The Department of Labor issued guidance in mid-2018 which allowed employer associations to adopt a single multiple employer health plan to cover a greater number of employers and their employees. These Association Health Plans (or “AHPs”) were intended to allow more smaller employers and self-employed individuals to band together in order to secure simpler health plan arrangements and cheaper coverage in the marketplace (our February Benefits Bulletin provides some of the details here).
The U.S. District Court for the District of Columbia recently vacated significant portions of the Department of Labor AHP rule that expanded access to affordable healthcare options for small businesses. Although the Department of Labor disagrees with the Court holding and has filed a notice of appeal, there are still many businesses that have elected AHP healthcare coverage in reliance on the Department of Labor rule in effect prior to this holding. So, what does an employer that has recently signed onto an AHP that now has a questionable legal foundation do to protect itself – and its employees – from the consequences of possible non-compliance?

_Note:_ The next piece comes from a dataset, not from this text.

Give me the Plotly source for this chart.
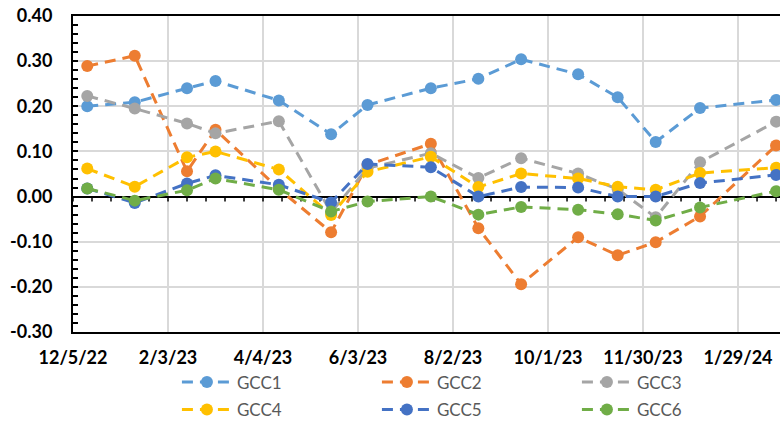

The Department of Labor recently issued a statement addressed to these employers advising them that they do not have to terminate or switch their current healthcare coverage until the end of the current plan year or, if later, the expiration of the current contract term (the “transition period”). So for now, employees can rest assured that their AHP coverage will stay in force.
In accordance with the above policy, the Department of Labor statement provides that it will not during the transition period pursue enforcement actions against parties for violations stemming from actions taken before the recent Court ruling – so long as the actions were taken in good faith and the AHP pays health benefit claims as promised.
Small employers and sole proprietors with AHP coverage should stay the course – for now. If they instead drop AHP coverage, those employers may have to wait for an open enrollment period to obtain replacement coverage, which could create a gap in coverage. In the meantime, the Department of Labor appeal of the Court holding could reverse its holding and reinstate the prior Department of Labor AHP rule.